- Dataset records
======
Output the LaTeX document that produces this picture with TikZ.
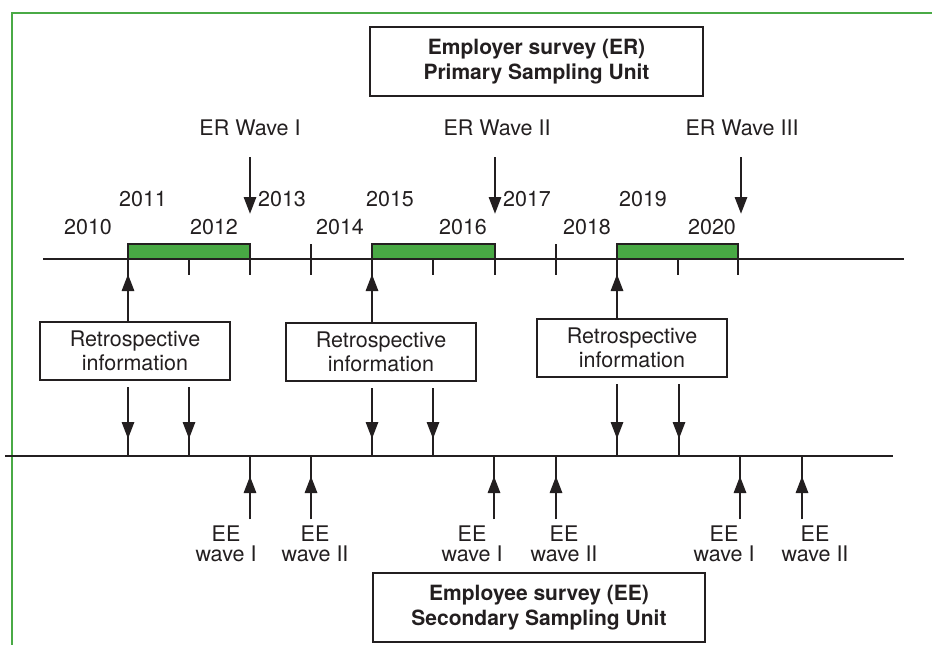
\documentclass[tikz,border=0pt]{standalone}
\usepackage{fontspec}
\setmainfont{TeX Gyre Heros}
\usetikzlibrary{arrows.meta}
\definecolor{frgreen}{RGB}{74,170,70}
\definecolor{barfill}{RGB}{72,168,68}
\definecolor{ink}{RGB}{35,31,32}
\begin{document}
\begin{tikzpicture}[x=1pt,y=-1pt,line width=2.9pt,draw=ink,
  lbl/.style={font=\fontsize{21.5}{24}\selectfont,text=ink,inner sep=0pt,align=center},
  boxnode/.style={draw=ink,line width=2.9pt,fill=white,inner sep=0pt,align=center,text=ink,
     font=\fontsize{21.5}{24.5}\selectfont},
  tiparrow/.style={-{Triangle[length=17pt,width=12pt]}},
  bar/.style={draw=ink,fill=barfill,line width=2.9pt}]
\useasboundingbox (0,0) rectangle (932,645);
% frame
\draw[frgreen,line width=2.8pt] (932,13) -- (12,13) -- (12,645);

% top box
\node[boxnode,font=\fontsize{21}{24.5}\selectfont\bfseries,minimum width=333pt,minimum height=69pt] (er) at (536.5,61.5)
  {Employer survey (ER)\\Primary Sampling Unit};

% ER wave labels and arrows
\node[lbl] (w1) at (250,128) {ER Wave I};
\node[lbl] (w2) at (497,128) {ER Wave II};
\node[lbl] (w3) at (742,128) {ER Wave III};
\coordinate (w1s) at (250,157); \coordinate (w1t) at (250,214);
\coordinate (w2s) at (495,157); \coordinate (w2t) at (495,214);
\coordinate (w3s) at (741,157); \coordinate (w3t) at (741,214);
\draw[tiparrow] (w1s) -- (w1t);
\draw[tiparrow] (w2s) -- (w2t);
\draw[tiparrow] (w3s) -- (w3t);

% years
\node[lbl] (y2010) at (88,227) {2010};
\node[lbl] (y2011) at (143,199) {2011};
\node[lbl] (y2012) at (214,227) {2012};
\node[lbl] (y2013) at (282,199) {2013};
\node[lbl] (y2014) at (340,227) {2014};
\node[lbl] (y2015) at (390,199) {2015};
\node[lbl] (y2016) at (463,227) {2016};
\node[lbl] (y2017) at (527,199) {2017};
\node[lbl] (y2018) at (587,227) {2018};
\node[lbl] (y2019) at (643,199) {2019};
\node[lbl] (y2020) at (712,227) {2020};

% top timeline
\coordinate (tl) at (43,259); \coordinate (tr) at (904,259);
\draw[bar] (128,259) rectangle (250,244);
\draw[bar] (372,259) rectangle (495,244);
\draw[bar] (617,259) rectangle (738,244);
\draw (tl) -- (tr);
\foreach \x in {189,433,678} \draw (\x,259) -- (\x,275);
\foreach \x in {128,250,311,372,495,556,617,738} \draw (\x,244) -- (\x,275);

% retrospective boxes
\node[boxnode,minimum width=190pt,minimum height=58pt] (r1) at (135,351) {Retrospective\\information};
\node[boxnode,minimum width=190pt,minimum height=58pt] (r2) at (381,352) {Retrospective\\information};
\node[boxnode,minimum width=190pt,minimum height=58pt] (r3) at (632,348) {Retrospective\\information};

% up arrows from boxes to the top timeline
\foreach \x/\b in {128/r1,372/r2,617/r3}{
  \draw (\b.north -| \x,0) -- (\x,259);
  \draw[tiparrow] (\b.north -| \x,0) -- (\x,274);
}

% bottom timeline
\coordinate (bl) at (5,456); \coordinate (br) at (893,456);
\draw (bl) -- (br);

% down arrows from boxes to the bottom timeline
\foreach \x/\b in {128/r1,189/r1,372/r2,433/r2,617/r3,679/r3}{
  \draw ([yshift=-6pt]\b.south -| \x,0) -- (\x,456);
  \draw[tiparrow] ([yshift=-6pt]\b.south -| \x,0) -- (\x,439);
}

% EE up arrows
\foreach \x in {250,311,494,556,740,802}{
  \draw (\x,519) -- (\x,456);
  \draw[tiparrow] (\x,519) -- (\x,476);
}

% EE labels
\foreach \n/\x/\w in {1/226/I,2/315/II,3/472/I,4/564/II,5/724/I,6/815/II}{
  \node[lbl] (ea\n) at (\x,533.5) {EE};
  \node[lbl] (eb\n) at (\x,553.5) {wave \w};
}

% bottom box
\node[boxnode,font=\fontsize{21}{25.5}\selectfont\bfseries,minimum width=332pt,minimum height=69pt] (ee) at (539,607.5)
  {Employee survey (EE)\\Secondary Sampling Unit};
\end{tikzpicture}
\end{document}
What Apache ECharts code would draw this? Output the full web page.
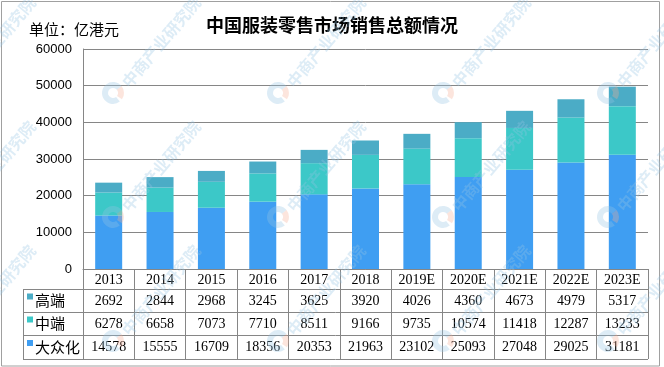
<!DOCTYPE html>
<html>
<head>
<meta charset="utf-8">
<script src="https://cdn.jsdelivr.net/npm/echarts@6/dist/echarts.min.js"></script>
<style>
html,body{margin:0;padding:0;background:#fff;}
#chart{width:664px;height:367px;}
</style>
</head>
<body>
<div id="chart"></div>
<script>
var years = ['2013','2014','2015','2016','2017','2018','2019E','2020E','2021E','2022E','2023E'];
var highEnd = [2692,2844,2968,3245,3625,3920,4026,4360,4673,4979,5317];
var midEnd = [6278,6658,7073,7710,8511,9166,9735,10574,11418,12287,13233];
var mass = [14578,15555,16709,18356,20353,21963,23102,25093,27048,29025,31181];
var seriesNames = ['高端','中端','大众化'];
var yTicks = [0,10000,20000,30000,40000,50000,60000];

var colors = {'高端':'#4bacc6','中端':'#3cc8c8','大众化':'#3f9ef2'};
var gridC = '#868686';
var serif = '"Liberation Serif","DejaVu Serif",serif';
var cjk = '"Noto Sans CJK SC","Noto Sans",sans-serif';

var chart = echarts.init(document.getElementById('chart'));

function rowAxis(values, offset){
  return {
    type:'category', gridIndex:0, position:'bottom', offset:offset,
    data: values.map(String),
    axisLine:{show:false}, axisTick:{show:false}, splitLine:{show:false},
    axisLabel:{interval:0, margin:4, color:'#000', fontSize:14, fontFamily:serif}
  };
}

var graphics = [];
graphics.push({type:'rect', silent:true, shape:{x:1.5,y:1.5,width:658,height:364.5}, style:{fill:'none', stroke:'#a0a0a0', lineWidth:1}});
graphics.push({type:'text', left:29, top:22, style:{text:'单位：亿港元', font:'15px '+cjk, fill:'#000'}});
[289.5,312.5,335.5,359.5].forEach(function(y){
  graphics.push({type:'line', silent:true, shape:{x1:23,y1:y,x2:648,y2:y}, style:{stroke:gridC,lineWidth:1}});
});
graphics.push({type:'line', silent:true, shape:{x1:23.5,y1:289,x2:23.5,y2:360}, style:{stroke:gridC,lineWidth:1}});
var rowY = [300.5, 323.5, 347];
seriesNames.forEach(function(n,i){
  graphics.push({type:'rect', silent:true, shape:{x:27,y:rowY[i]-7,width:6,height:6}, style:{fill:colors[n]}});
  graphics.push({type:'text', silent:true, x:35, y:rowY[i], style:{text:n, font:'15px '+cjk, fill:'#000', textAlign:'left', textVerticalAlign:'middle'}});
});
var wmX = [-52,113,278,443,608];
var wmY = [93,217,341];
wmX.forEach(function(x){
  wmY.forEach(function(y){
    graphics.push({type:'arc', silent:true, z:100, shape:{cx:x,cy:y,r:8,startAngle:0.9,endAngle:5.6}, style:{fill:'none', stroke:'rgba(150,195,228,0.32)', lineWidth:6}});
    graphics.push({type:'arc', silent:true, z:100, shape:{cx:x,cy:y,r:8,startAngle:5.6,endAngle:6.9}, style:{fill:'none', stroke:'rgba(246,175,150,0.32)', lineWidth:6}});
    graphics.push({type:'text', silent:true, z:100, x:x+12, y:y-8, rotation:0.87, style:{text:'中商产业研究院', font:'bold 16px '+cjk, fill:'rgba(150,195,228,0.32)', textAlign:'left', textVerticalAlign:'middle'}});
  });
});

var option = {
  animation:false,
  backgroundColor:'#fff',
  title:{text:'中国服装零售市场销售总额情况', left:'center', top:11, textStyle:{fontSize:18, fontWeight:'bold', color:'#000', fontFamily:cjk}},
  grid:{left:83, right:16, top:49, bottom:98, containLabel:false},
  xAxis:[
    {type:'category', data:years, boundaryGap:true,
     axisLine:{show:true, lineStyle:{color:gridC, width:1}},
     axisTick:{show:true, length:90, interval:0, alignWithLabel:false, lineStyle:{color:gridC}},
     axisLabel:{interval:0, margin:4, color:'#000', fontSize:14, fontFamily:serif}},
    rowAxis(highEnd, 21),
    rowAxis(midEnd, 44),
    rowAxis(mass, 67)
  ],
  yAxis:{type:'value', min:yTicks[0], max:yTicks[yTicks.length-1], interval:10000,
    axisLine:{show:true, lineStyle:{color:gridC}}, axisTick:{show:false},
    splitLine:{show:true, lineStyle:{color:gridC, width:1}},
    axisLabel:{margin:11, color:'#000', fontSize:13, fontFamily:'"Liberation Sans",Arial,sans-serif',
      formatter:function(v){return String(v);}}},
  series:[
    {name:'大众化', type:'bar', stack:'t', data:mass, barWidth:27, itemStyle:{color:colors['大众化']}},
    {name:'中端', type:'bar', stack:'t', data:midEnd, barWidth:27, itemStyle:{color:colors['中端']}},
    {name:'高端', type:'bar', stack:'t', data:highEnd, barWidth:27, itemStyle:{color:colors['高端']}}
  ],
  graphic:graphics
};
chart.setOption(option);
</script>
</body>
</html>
======
- AIM
Nothing but the lines above, starting at the line that contains "What Apache ECharts" and ending at the line that contains "var chart = echarts.init(document.getElementById('chart'));", should be given again, exactly and without the pictures.

- ANSWER TO THIS EXERCISE
What Apache ECharts code would draw this? Output the full web page.
<!DOCTYPE html>
<html>
<head>
<meta charset="utf-8">
<script src="https://cdn.jsdelivr.net/npm/echarts@6/dist/echarts.min.js"></script>
<style>
html,body{margin:0;padding:0;background:#fff;}
#chart{width:664px;height:367px;}
</style>
</head>
<body>
<div id="chart"></div>
<script>
var years = ['2013','2014','2015','2016','2017','2018','2019E','2020E','2021E','2022E','2023E'];
var highEnd = [2692,2844,2968,3245,3625,3920,4026,4360,4673,4979,5317];
var midEnd = [6278,6658,7073,7710,8511,9166,9735,10574,11418,12287,13233];
var mass = [14578,15555,16709,18356,20353,21963,23102,25093,27048,29025,31181];
var seriesNames = ['高端','中端','大众化'];
var yTicks = [0,10000,20000,30000,40000,50000,60000];

var colors = {'高端':'#4bacc6','中端':'#3cc8c8','大众化':'#3f9ef2'};
var gridC = '#868686';
var serif = '"Liberation Serif","DejaVu Serif",serif';
var cjk = '"Noto Sans CJK SC","Noto Sans",sans-serif';

var chart = echarts.init(document.getElementById('chart'));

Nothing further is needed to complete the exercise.